In order to account for all of these conditions, I created two unique IDs, one based on name and address, and one based on address and zipcode. The first identifier caught all of the cases where the names were exact matches, and the second identifier caught cases where the names were not exact (typically a middle initial difference or incorrect formatting) or where two addresses were the same but had different zipcodes.
To do so, I parsed each separate word in the name column in Microsoft Excel to separate first, middle, and last names, and to check for cases where appropriate formatting was not followed. I checked that formatting was followed by checking the number of columns a name took up (if it had more than 4 words, it was typically incorrectly formatted). I also created a new name field called Name1 for Format C, where first and last name were separated, by concatenating first and last name.
I combined all the separate spreadsheets in formats B and C into two tables in Microsoft Access and imported the master spreadsheet as a third table.
To catch all of the exact matches, I ran queries 1 and 2 in the query sheet.
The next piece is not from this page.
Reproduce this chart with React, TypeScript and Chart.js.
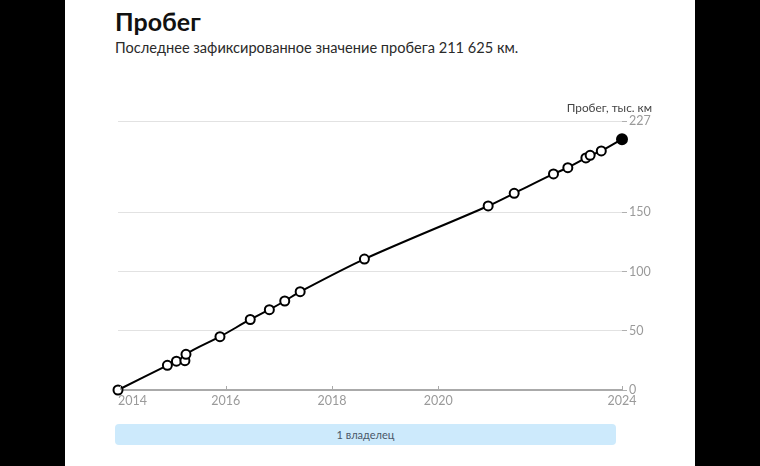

These queries alone caught 3000 duplicates between the master file and the addresses already sent to volunteers. Following this, I used the address-zipcode identifier to find other duplicates (queries 3 and 4). This method was repeated with the Format C names. New tables of the matches were created from these two queries. Over 5000 duplicates were found through these queries.
After these queries were constructed to remove as many duplicates as possible, the information was then put back into a spreadsheet for staff to use. I used color formatting and filters, and I taught the staff how to use the filters to extract the information they wanted from the spreadsheet. My efforts prevented approximately 2000 names from being sent out as duplicates.